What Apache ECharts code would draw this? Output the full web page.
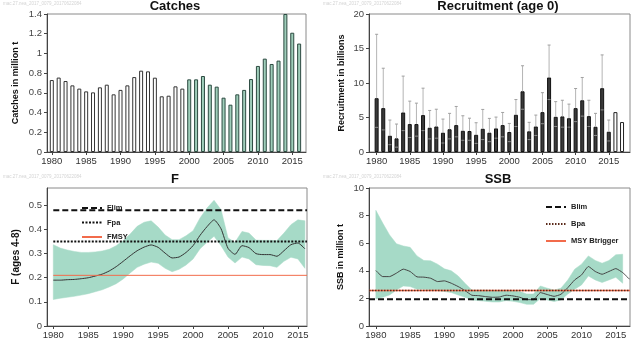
<!DOCTYPE html>
<html>
<head>
<meta charset="utf-8">
<script src="https://cdn.jsdelivr.net/npm/echarts@6/dist/echarts.min.js"></script>
<style>
  html, body { margin: 0; padding: 0; background: #fff; }
  #chart { width: 643px; height: 348px; }
</style>
</head>
<body>
<div id="chart"></div>
<script>
// ---- Stock summary data (NEA mackerel) ----
const FIRST_YEAR = 1980;

// Catches, million t, 1980-2016
const catches = [0.73, 0.755, 0.72, 0.676, 0.643, 0.615, 0.605, 0.656, 0.683, 0.585,
                 0.63, 0.676, 0.76, 0.825, 0.818, 0.754, 0.565, 0.571, 0.666, 0.643,
                 0.737, 0.737, 0.771, 0.683, 0.663, 0.551, 0.48, 0.585, 0.63, 0.74,
                 0.873, 0.947, 0.893, 0.927, 1.40, 1.21, 1.10];
const CATCH_HIGHLIGHT_FROM = 2000;

// Recruitment (age 0), billions, 1980-2017; last two years are assumed values
const recruitment = [7.8, 6.36, 2.36, 1.98, 5.73, 4.05, 4.05, 5.35, 3.52, 3.7,
                     2.8, 3.3, 3.9, 3.08, 3.04, 2.5, 3.37, 2.8, 3.42, 3.9,
                     2.9, 5.4, 8.8, 3.0, 3.7, 5.78, 10.8, 5.1, 5.16, 4.9,
                     6.36, 7.5, 5.2, 3.66, 9.25, 2.94, 5.78, 4.34];
const recruitmentHigh = [17.06, 12.14, 4.63, 4.05, 11.0, 7.37, 7.08, 9.25, 6.02, 6.2,
                         4.77, 5.6, 6.6, 5.25, 4.9, 4.24, 6.17, 4.87, 5.06, 5.73,
                         4.14, 7.6, 12.5, 4.3, 5.35, 8.6, 15.5, 7.3, 7.5, 6.94,
                         9.2, 10.8, 7.5, 5.6, 14.07, 4.63];
const recruitmentLow = [3.57, 3.2, 1.06, 0.7, 3.1, 2.1, 2.3, 3.1, 1.9, 2.0,
                        1.3, 1.9, 2.2, 1.7, 1.7, 1.25, 1.8, 1.5, 2.0, 2.2,
                        1.5, 3.7, 6.2, 1.8, 2.4, 4.1, 7.6, 3.7, 3.6, 3.6,
                        4.4, 5.2, 3.7, 2.4, 6.1, 1.6];
const RECRUIT_ASSUMED_FROM = 2016;

// Fishing mortality (ages 4-8), 1980-2016
const fishingMortality = [0.19, 0.19, 0.192, 0.193, 0.196, 0.2, 0.207, 0.215, 0.228, 0.246,
                          0.268, 0.291, 0.312, 0.327, 0.336, 0.326, 0.302, 0.282, 0.286, 0.305,
                          0.333, 0.376, 0.412, 0.44, 0.403, 0.322, 0.297, 0.333, 0.325, 0.3,
                          0.296, 0.296, 0.289, 0.312, 0.337, 0.344, 0.32];
const fishingMortalityHigh = [0.337, 0.323, 0.315, 0.309, 0.305, 0.305, 0.307, 0.311, 0.318, 0.333,
                              0.354, 0.381, 0.413, 0.43, 0.436, 0.41, 0.377, 0.358, 0.358, 0.374,
                              0.395, 0.448, 0.489, 0.521, 0.482, 0.365, 0.347, 0.392, 0.385, 0.356,
                              0.355, 0.355, 0.354, 0.385, 0.42, 0.44, 0.436];
const fishingMortalityLow = [0.11, 0.115, 0.119, 0.123, 0.128, 0.134, 0.142, 0.15, 0.162, 0.175,
                             0.195, 0.22, 0.243, 0.256, 0.265, 0.26, 0.239, 0.225, 0.235, 0.253,
                             0.278, 0.32, 0.347, 0.372, 0.333, 0.286, 0.261, 0.286, 0.278, 0.254,
                             0.251, 0.25, 0.243, 0.268, 0.285, 0.278, 0.239];

// Spawning stock biomass, million t, 1980-2017 (interval to 2016)
const ssb = [4.02, 3.58, 3.58, 3.83, 4.12, 3.95, 3.56, 3.54, 3.46, 3.22,
             3.27, 3.1, 2.86, 2.57, 2.23, 2.2, 2.13, 2.08, 2.1, 2.23,
             2.18, 2.08, 1.91, 1.91, 2.42, 2.28, 2.15, 2.3, 2.78, 3.34,
             3.7, 4.31, 3.95, 3.75, 3.95, 4.16, 3.87, 3.39];
const ssbHigh = [8.38, 7.46, 6.6, 5.96, 5.8, 5.7, 5.08, 4.75, 4.72, 4.48,
                 4.14, 4.0, 3.63, 3.1, 2.6, 2.6, 2.6, 2.57, 2.57, 2.6,
                 2.57, 2.5, 2.32, 2.32, 2.9, 2.74, 2.6, 2.74, 3.34, 4.12,
                 4.48, 5.08, 4.75, 4.55, 4.75, 5.16, 5.2];
const ssbLow = [1.96, 2.08, 2.25, 2.6, 2.9, 2.86, 2.66, 2.66, 2.6, 2.57,
                2.5, 2.42, 2.25, 2.08, 1.89, 1.84, 1.79, 1.74, 1.74, 1.84,
                1.79, 1.7, 1.57, 1.57, 2.0, 1.89, 1.77, 1.89, 2.32, 2.66,
                2.98, 3.63, 3.34, 3.15, 3.34, 3.53, 3.1];

// Reference points
const F_LIM = 0.48, F_PA = 0.35, F_MSY = 0.21;
const B_LIM = 1.94, B_PA = 2.57, MSY_BTRIGGER = 2.57;

// Axis extents (years)
const X_RANGE = {
  catches: [1979.3, 2017.0],
  recruit: [1978.85, 2018.2],
  f: [1979.1, 2016.3],
  ssb: [1979.0, 2017.07]
};

// ---- helpers ----
const FONT = 'Liberation Sans, Arial, sans-serif';
const BAND = '#a6dac7';
const RED = '#f26b4b';
const yearsOf = (arr) => arr.map((v, i) => [FIRST_YEAR + i, v]);

function xAxis(gridIndex, range) {
  return {
    type: 'value', gridIndex, min: range[0], max: range[1],
    minInterval: 5, maxInterval: 5,
    axisLine: { show: true, onZero: false, lineStyle: { color: '#444', width: 1 } },
    axisTick: { show: true, length: 3, lineStyle: { color: '#444' } },
    axisLabel: {
      show: true, margin: 4, color: '#333', fontSize: 9.5, fontFamily: FONT,
      showMinLabel: false, showMaxLabel: false,
      formatter: (v) => (Math.abs(v % 5) < 1e-6 ? String(v) : '')
    },
    splitLine: { show: false }
  };
}
function yAxis(gridIndex, max, interval, name, nameGap) {
  return {
    type: 'value', gridIndex, min: 0, max, interval,
    name, nameLocation: 'middle', nameGap,
    nameTextStyle: { fontSize: 9, fontWeight: 'bold', color: '#111', fontFamily: FONT },
    axisLine: { show: true, lineStyle: { color: '#444', width: 1 } },
    axisTick: { show: true, length: 3, lineStyle: { color: '#444' } },
    axisLabel: {
      show: true, margin: 5, color: '#444', fontSize: 9.5, fontFamily: FONT, showMaxLabel: true,
      formatter: (v) => (Math.abs(v / interval - Math.round(v / interval)) < 1e-6 ? String(+v.toFixed(2)) : '')
    },
    splitLine: { show: false }
  };
}
function refLine(name, xi, y, x0, x1, color, type, width, z) {
  return {
    name, type: 'line', xAxisIndex: xi, yAxisIndex: xi,
    data: [[x0, y], [x1, y]], symbol: 'none', silent: true, z,
    itemStyle: { color },
    lineStyle: { color, type, width }
  };
}
// Confidence band: one polygon through the upper bounds and back along the lower bounds
function bandSeries(xi, hi, lo) {
  return {
    type: 'custom', xAxisIndex: xi, yAxisIndex: xi, silent: true, z: 1,
    data: hi.map((h, i) => [FIRST_YEAR + i, lo[i], h]),
    encode: { x: 0, y: [1, 2] },
    renderItem: (params, api) => {
      if (params.dataIndex !== 0) return null;
      const upper = hi.map((h, i) => api.coord([FIRST_YEAR + i, h]));
      const lower = lo.map((l, i) => api.coord([FIRST_YEAR + i, l])).reverse();
      return {
        type: 'polygon',
        shape: { points: upper.concat(lower) },
        style: { fill: BAND, stroke: BAND, lineWidth: 0.5 }
      };
    }
  };
}

const gridBox = (left, top, width, height) => ({
  left, top, width, height, show: true, borderColor: '#8a8a8a', borderWidth: 1,
  backgroundColor: 'transparent', containLabel: false, outerBoundsMode: 'none'
});

const legendText = { fontSize: 7.5, fontWeight: 'bold', color: '#222', fontFamily: FONT };
const legendBase = {
  orient: 'vertical', itemWidth: 20, itemHeight: 10, selectedMode: false,
  itemStyle: { opacity: 0, color: 'transparent', borderWidth: 0 },
  textStyle: legendText
};
const titleText = (x, y, text) => ({
  type: 'text', x, y,
  style: { text, fill: '#111', font: 'bold 13px ' + FONT, textAlign: 'center', textVerticalAlign: 'middle' }
});
const stampText = (x, y) => ({
  type: 'text', x, y,
  style: { text: 'mac.27.nea_2017_0079_20170622084', fill: '#d4d4d4', font: '4.5px ' + FONT, textVerticalAlign: 'middle' }
});

const catchData = yearsOf(catches);
const recruitData = yearsOf(recruitment);

const option = {
  animation: false,
  backgroundColor: '#fff',
  grid: [
    gridBox(47, 14, 259, 138),
    gridBox(369, 14, 261, 138),
    gridBox(47, 188, 260, 138),
    gridBox(369, 188, 261, 138)
  ],
  xAxis: [
    xAxis(0, X_RANGE.catches),
    xAxis(1, X_RANGE.recruit),
    xAxis(2, X_RANGE.f),
    xAxis(3, X_RANGE.ssb)
  ],
  yAxis: [
    yAxis(0, 1.4, 0.2, 'Catches in million t', 27),
    yAxis(1, 20, 5, 'Recruitment in billions', 23),
    (() => { const a = yAxis(2, 0.572, 0.1, 'F (ages 4-8)', 26); a.axisLabel.showMaxLabel = false; a.nameTextStyle.fontSize = 10; return a; })(),
    yAxis(3, 10, 2, 'SSB in million t', 24)
  ],
  legend: [
    Object.assign({}, legendBase, { data: ['Flim', 'Fpa', 'FMSY'], left: 76, top: 199, itemGap: 6.5 }),
    Object.assign({}, legendBase, { data: ['Blim', 'Bpa', 'MSY Btrigger'], left: 540, top: 198, itemGap: 9 })
  ],
  graphic: [
    titleText(175, 6, 'Catches'),
    titleText(498, 6, 'Recruitment (age 0)'),
    titleText(175, 179, 'F'),
    titleText(498, 179, 'SSB'),
    stampText(3, 4), stampText(323, 4), stampText(3, 177), stampText(323, 177)
  ],
  series: [
    // Catches
    { type: 'bar', xAxisIndex: 0, yAxisIndex: 0, barWidth: 4, barGap: '-100%',
      data: catchData.filter(d => d[0] < CATCH_HIGHLIGHT_FROM),
      itemStyle: { color: '#fff', borderColor: '#333', borderWidth: 1 } },
    { type: 'bar', xAxisIndex: 0, yAxisIndex: 0, barWidth: 4, barGap: '-100%',
      data: catchData.filter(d => d[0] >= CATCH_HIGHLIGHT_FROM),
      itemStyle: { color: '#9fceba', borderColor: '#2c4a40', borderWidth: 1 } },

    // Recruitment
    { type: 'bar', xAxisIndex: 1, yAxisIndex: 1, barWidth: 4, barGap: '-100%',
      data: recruitData.filter(d => d[0] < RECRUIT_ASSUMED_FROM),
      itemStyle: { color: '#3a3a3a', borderColor: '#111', borderWidth: 1 } },
    { type: 'bar', xAxisIndex: 1, yAxisIndex: 1, barWidth: 4, barGap: '-100%',
      data: recruitData.filter(d => d[0] >= RECRUIT_ASSUMED_FROM),
      itemStyle: { color: '#fff', borderColor: '#222', borderWidth: 1 } },
    { type: 'custom', xAxisIndex: 1, yAxisIndex: 1, z: 5, silent: true,
      data: recruitmentHigh.map((h, i) => [FIRST_YEAR + i, recruitmentLow[i], h, recruitment[i]]),
      encode: { x: 0, y: [1, 2, 3] },
      renderItem: (params, api) => {
        const x = api.value(0);
        const lo = api.coord([x, api.value(1)]);
        const hi = api.coord([x, api.value(2)]);
        const mid = api.coord([x, api.value(3)]);
        return {
          type: 'group',
          children: [
            { type: 'line', shape: { x1: hi[0], y1: hi[1], x2: mid[0], y2: mid[1] },
              style: { stroke: '#b4b4b4', lineWidth: 1 } },
            { type: 'line', shape: { x1: hi[0] - 1.5, y1: hi[1], x2: hi[0] + 1.5, y2: hi[1] },
              style: { stroke: '#a0a0a0', lineWidth: 1 } },
            { type: 'line', shape: { x1: lo[0] - 1.5, y1: lo[1], x2: lo[0] + 1.5, y2: lo[1] },
              style: { stroke: '#8c8c8c', lineWidth: 1 } }
          ]
        };
      } },

    // F
    bandSeries(2, fishingMortalityHigh, fishingMortalityLow),
    { type: 'line', xAxisIndex: 2, yAxisIndex: 2, data: yearsOf(fishingMortality),
      symbol: 'none', smooth: 0.2, silent: true, z: 4, lineStyle: { color: '#333', width: 1 } },
    refLine('Flim', 2, F_LIM, FIRST_YEAR, X_RANGE.f[1], '#111', [6, 3], 2, 5),
    refLine('Fpa', 2, F_PA, FIRST_YEAR, X_RANGE.f[1], '#111', [2, 1.5], 2, 5),
    refLine('FMSY', 2, F_MSY, FIRST_YEAR, X_RANGE.f[1], RED, 'solid', 1, 5),

    // SSB
    bandSeries(3, ssbHigh, ssbLow),
    { type: 'line', xAxisIndex: 3, yAxisIndex: 3, data: yearsOf(ssb),
      symbol: 'none', smooth: 0.15, silent: true, z: 4, lineStyle: { color: '#444', width: 1 } },
    refLine('Blim', 3, B_LIM, X_RANGE.ssb[0], X_RANGE.ssb[1], '#111', [6, 3], 2, 5),
    refLine('MSY Btrigger', 3, MSY_BTRIGGER, X_RANGE.ssb[0], X_RANGE.ssb[1], RED, 'solid', 1.5, 5),
    refLine('Bpa', 3, B_PA, X_RANGE.ssb[0], X_RANGE.ssb[1], '#5a2a1a', [1.5, 1.5], 1.5, 6)
  ]
};

const chart = echarts.init(document.getElementById('chart'), null, { renderer: 'canvas' });
chart.setOption(option);
</script>
</body>
</html>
_____
*Directions*: Everything from the first line of the listing above through the line that contains "const CATCH_HIGHLIGHT_FROM = 2000;" is to be restated word for word, minus the pictures.

*In response*:
What Apache ECharts code would draw this? Output the full web page.
<!DOCTYPE html>
<html>
<head>
<meta charset="utf-8">
<script src="https://cdn.jsdelivr.net/npm/echarts@6/dist/echarts.min.js"></script>
<style>
  html, body { margin: 0; padding: 0; background: #fff; }
  #chart { width: 643px; height: 348px; }
</style>
</head>
<body>
<div id="chart"></div>
<script>
// ---- Stock summary data (NEA mackerel) ----
const FIRST_YEAR = 1980;

// Catches, million t, 1980-2016
const catches = [0.73, 0.755, 0.72, 0.676, 0.643, 0.615, 0.605, 0.656, 0.683, 0.585,
                 0.63, 0.676, 0.76, 0.825, 0.818, 0.754, 0.565, 0.571, 0.666, 0.643,
                 0.737, 0.737, 0.771, 0.683, 0.663, 0.551, 0.48, 0.585, 0.63, 0.74,
                 0.873, 0.947, 0.893, 0.927, 1.40, 1.21, 1.10];
const CATCH_HIGHLIGHT_FROM = 2000;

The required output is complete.